What to work on ::
Line by line, repeat the data below exactly, beginning at the first line and ending at the line with "import pandas as pd". Omit pictures.

Material for the task ::
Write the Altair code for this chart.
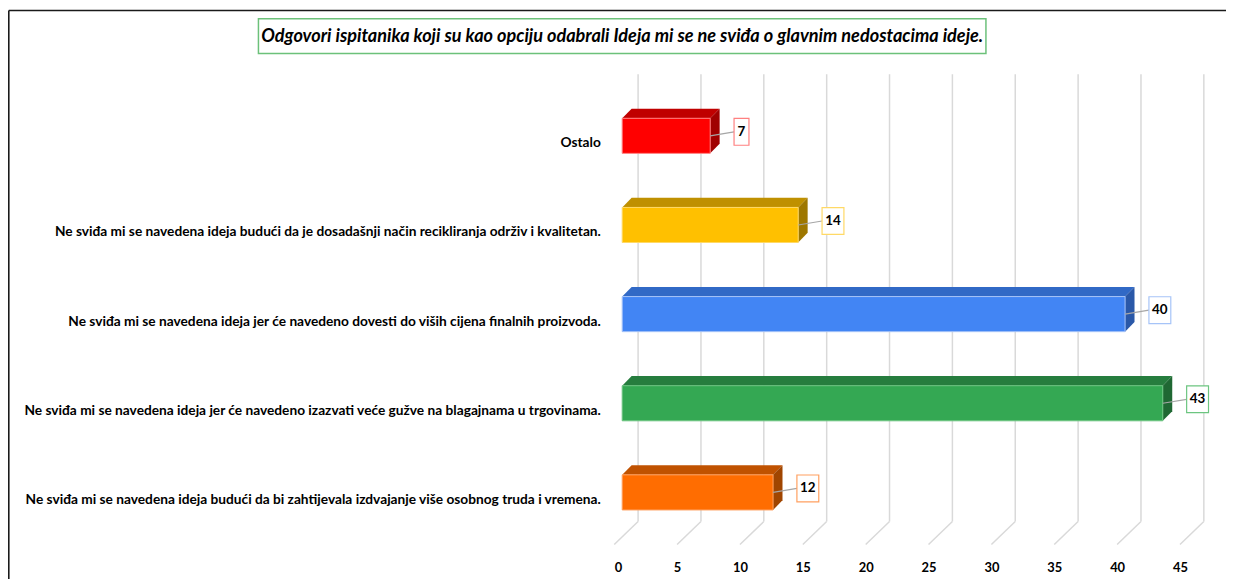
import json
import altair as alt
import pandas as pd

# ---------------- data ----------------
title_text = "Odgovori ispitanika koji su kao opciju odabrali Ideja mi se ne sviđa o glavnim nedostacima ideje."
cats = [
    "Ostalo",
    "Ne sviđa mi se navedena ideja budući da je dosadašnji način recikliranja održiv i kvalitetan.",
    "Ne sviđa mi se navedena ideja jer će navedeno dovesti do viših cijena finalnih proizvoda.",
    "Ne sviđa mi se navedena ideja jer će navedeno izazvati veće gužve na blagajnama u trgovinama.",
    "Ne sviđa mi se navedena ideja budući da bi zahtijevala izdvajanje više osobnog truda i vremena.",
]
values = [7, 14, 40, 43, 12]
x_ticks = [0, 5, 10, 15, 20, 25, 30, 35, 40, 45]

front_col = ["#FF0000", "#FFC000", "#4285F4", "#34A853", "#FF6D01"]
top_col = ["#C00000", "#BF9000", "#3169C6", "#267D3E", "#C05200"]
side_col = ["#A00000", "#9E7700", "#2A58A8", "#1F6833", "#A04500"]
edge_col = ["#FF8080", "#FFD966", "#A6C4F8", "#6CC580", "#FFA060"]

FONT = "Lato"

# ---------------- geometry helpers ----------------
PX = 12.65          # pixels per x unit
XMAX = 47
W = XMAX * PX
STEP = 89.7         # pixels per category
H = 5 * STEP
BAR = 35.3          # front face thickness (px)
DX, DY = 9.5, 9.7   # 3d depth (px)
PADL, PADT = 618, 82
OX, OY = 622, 91    # intended page position of plot origin


def ux(p):
    return p / PX


def uy(p):
    return p / STEP


front_rows, top_rows, side_rows, box_rows, lead_rows = [], [], [], [], []
for i, (c, v) in enumerate(zip(cats, values)):
    cy = i + 0.5
    t = cy - uy(BAR / 2)
    b = cy + uy(BAR / 2)
    h = uy(DY)
    d = ux(DX)
    front_rows.append(dict(k=i, x=0, x2=v, y=t, y2=b, fill=front_col[i], edge=edge_col[i]))
    for (xx, ya, yb) in [(0, t, t), (d, t - h, t), (v, t - h, t), (v + d, t - h, t - h)]:
        top_rows.append(dict(k=i, x=xx, y=ya, y2=yb, fill=top_col[i]))
    for (xx, ya, yb) in [(v, t, b), (v + d, t - h, b - h)]:
        side_rows.append(dict(k=i, x=xx, y=ya, y2=yb, fill=side_col[i]))
    wpx = 8 + 7 * len(str(v))
    bx = v + ux(24)
    byc = cy - uy(4)
    box_rows.append(dict(k=i, x=bx, x2=bx + ux(wpx), xc=bx + ux(wpx / 2),
                         y=byc - uy(13.5), y2=byc + uy(13.5), yc=byc,
                         label=str(v), edge=edge_col[i]))
    lead_rows.append(dict(k=i, x=v, y=cy, x2=bx, y2=byc))

grid_v = pd.DataFrame([dict(x=g + ux(16), y=uy(74 - OY), y2=uy(524 - OY)) for g in x_ticks])
grid_d = pd.DataFrame([dict(x=g + ux(16), y=uy(524 - OY), x2=g + ux(-8), y2=uy(547 - OY)) for g in x_ticks])

front_df = pd.DataFrame(front_rows)
top_df = pd.DataFrame(top_rows)
side_df = pd.DataFrame(side_rows)
box_df = pd.DataFrame(box_rows)
lead_df = pd.DataFrame(lead_rows)
one = pd.DataFrame({"a": [0]})

xs = alt.Scale(domain=[0, XMAX], nice=False, zero=False)
ys = alt.Scale(domain=[0, 5], nice=False, zero=False, reverse=True)

label_expr = json.dumps(cats) + "[floor(datum.value)]"

X_AX = alt.Axis(values=x_ticks, domain=False, ticks=False, tickSize=0, grid=False,
                labelPadding=25, labelOffset=-8, labelFont=FONT, labelFontSize=13,
                labelFontWeight="bold", labelColor="#000000", title=None)
Y_AX = alt.Axis(values=[i + 0.5 for i in range(5)], labelExpr=label_expr, domain=False,
                ticks=False, tickSize=0, grid=False, labelPadding=22, labelOffset=7,
                labelFont=FONT, labelFontSize=13.8, labelFontWeight="bold",
                labelColor="#000000", labelLimit=2000, title=None)


def X(f):
    return alt.X(f, scale=xs, axis=X_AX)


def Y(f):
    return alt.Y(f, scale=ys, axis=Y_AX)


gridv = alt.Chart(grid_v).mark_rule(color="#D9D9D9", strokeWidth=1.5).encode(
    x=X("x:Q"), y=Y("y:Q"), y2="y2:Q")
gridd = alt.Chart(grid_d).mark_rule(color="#D9D9D9", strokeWidth=1.5).encode(
    x=X("x:Q"), x2="x2:Q", y=Y("y:Q"), y2="y2:Q")

top_layer = alt.Chart(top_df).mark_area(orient="vertical", interpolate="linear").encode(
    x=X("x:Q"), y=Y("y:Q"), y2="y2:Q",
    color=alt.Color("fill:N", scale=None), detail="k:N")
side_layer = alt.Chart(side_df).mark_area(orient="vertical", interpolate="linear").encode(
    x=X("x:Q"), y=Y("y:Q"), y2="y2:Q",
    color=alt.Color("fill:N", scale=None), detail="k:N")
front_layer = alt.Chart(front_df).mark_rect(strokeWidth=1).encode(
    x=X("x:Q"), x2="x2:Q", y=Y("y:Q"), y2="y2:Q",
    fill=alt.Fill("fill:N", scale=None), stroke=alt.Stroke("edge:N", scale=None))

lead_layer = alt.Chart(lead_df).mark_rule(color="#A6A6A6", strokeWidth=1.2).encode(
    x=X("x:Q"), x2="x2:Q", y=Y("y:Q"), y2="y2:Q")
box_layer = alt.Chart(box_df).mark_rect(fill="white", strokeWidth=1.2).encode(
    x=X("x:Q"), x2="x2:Q", y=Y("y:Q"), y2="y2:Q",
    stroke=alt.Stroke("edge:N", scale=None))
box_text = alt.Chart(box_df).mark_text(font=FONT, fontSize=13.5, fontWeight="bold",
                                       color="#000000", baseline="middle", align="center").encode(
    x=X("xc:Q"), y=Y("yc:Q"), text="label:N")

# title box and text (page coordinates relative to plot origin)
title_box = alt.Chart(one).mark_rect(fill="white", stroke="#6CC17A", strokeWidth=1.5).encode(
    x=alt.value(256 - OX), x2=alt.value(988 - OX), y=alt.value(18 - OY), y2=alt.value(53 - OY))
title_mark = alt.Chart(one).mark_text(text=title_text, font=FONT, fontSize=18.2, fontWeight="bold",
                                      fontStyle="italic", color="#000000", align="center",
                                      baseline="middle").encode(
    x=alt.value(0), y=alt.value(36 - OY))

# outer frame lines (at the very edge of the drawing)
frame_top = alt.Chart(one).mark_rule(color="#1A1A1A", strokeWidth=1.6).encode(
    x=alt.value(-PADL + 0.8), x2=alt.value(1234 - OX), y=alt.value(-PADT + 0.8))
frame_left = alt.Chart(one).mark_rule(color="#1A1A1A", strokeWidth=1.6).encode(
    x=alt.value(-PADL + 0.8), y=alt.value(-PADT + 0.8), y2=alt.value(585 - OY))

chart = alt.layer(
    gridv, gridd, top_layer, side_layer, front_layer, lead_layer, box_layer, box_text,
    title_box, title_mark, frame_top, frame_left,
).properties(
    width=W, height=H,
    autosize=alt.AutoSizeParams(type="none"),
    padding={"left": PADL, "top": PADT, "right": 13, "bottom": 40},
    background="white",
).configure_view(stroke=None)

chart.save("out.html", embed_options={"renderer": "svg", "actions": False})
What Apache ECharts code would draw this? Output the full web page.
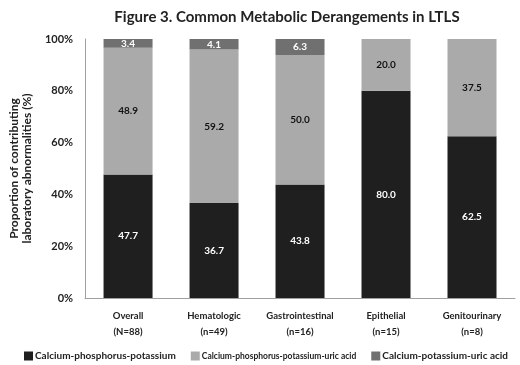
<!DOCTYPE html>
<html><head><meta charset="utf-8">
<script src="https://cdn.jsdelivr.net/npm/echarts@6/dist/echarts.min.js"></script>
<style>html,body{margin:0;padding:0;background:#fff}#c{width:520px;height:365px}</style>
</head><body><div id="c"></div>
<script>
const categories = ['Overall\n(N=88)', 'Hematologic\n(n=49)', 'Gastrointestinal\n(n=16)', 'Epithelial\n(n=15)', 'Genitourinary\n(n=8)'];
const seriesNames = ['Calcium-phosphorus-potassium', 'Calcium-phosphorus-potassium-uric acid', 'Calcium-potassium-uric acid'];
const cppValues = [47.7, 36.7, 43.8, 80.0, 62.5];
const cppuValues = [48.9, 59.2, 50.0, 20.0, 37.5];
const cpuValues = [3.4, 4.1, 6.3, 0, 0];
const yTicks = [0, 20, 40, 60, 80, 100];

const font = 'Lato, "Open Sans", sans-serif';
const colors = ['#1f1f1f', '#a9aaa9', '#707070'];
const labelColors = ['#ffffff', '#111111', '#ffffff'];
const legendFontSizes = [10, 8.5, 10];
const values = [cppValues, cppuValues, cpuValues];

const chart = echarts.init(document.getElementById('c'), null, {renderer: 'canvas'});
chart.setOption({
  animation: false,
  backgroundColor: '#fff',
  title: {
    text: 'Figure 3. Common Metabolic Derangements in LTLS',
    left: 282, top: 5, textAlign: 'center',
    textStyle: {fontFamily: font, fontWeight: 'bold', fontSize: 15, color: '#222'}
  },
  legend: {
    left: 19, top: 346, width: 700, itemWidth: 9, itemHeight: 9, itemGap: 15,
    icon: 'rect',
    textStyle: {fontFamily: font, fontWeight: 'bold', fontSize: 10, color: '#222', padding: [0, 0, 0, -3]},
    data: seriesNames.map((n, i) => ({name: n, textStyle: {fontSize: legendFontSizes[i]}}))
  },
  grid: {left: 70, right: 5, top: 39, bottom: 67, containLabel: false},
  xAxis: {
    type: 'category', data: categories,
    axisLine: {lineStyle: {color: '#a0a0a0'}},
    axisTick: {show: false},
    axisLabel: {interval: 0, fontFamily: font, fontWeight: 'bold', fontSize: 9.5, color: '#222', lineHeight: 16, margin: 10}
  },
  yAxis: {
    type: 'value', min: 0, max: 100, interval: 20,
    name: 'Proportion of contributing\nlaboratory abnormalities (%)',
    nameLocation: 'middle', nameGap: 46,
    nameTextStyle: {fontFamily: font, fontWeight: 'bold', fontSize: 12, color: '#222', lineHeight: 13},
    axisLine: {show: true, lineStyle: {color: '#a0a0a0'}},
    axisTick: {show: false},
    splitLine: {show: false},
    axisLabel: {fontFamily: font, fontWeight: 'bold', fontSize: 11, color: '#222', margin: 12,
      formatter: v => yTicks.includes(v) ? v + '%' : ''}
  },
  series: seriesNames.map((n, i) => ({
    name: n, type: 'bar', stack: 'total', barWidth: '57%',
    data: values[i],
    itemStyle: {color: colors[i]},
    label: {
      show: true, position: 'inside', color: labelColors[i],
      fontFamily: font, fontWeight: 'bold', fontSize: 10,
      formatter: p => p.value > 0 ? p.value.toFixed(1) : ''
    }
  }))
});
</script></body></html>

Full output ::
Write the Altair code for this chart.
import json
import altair as alt
import pandas as pd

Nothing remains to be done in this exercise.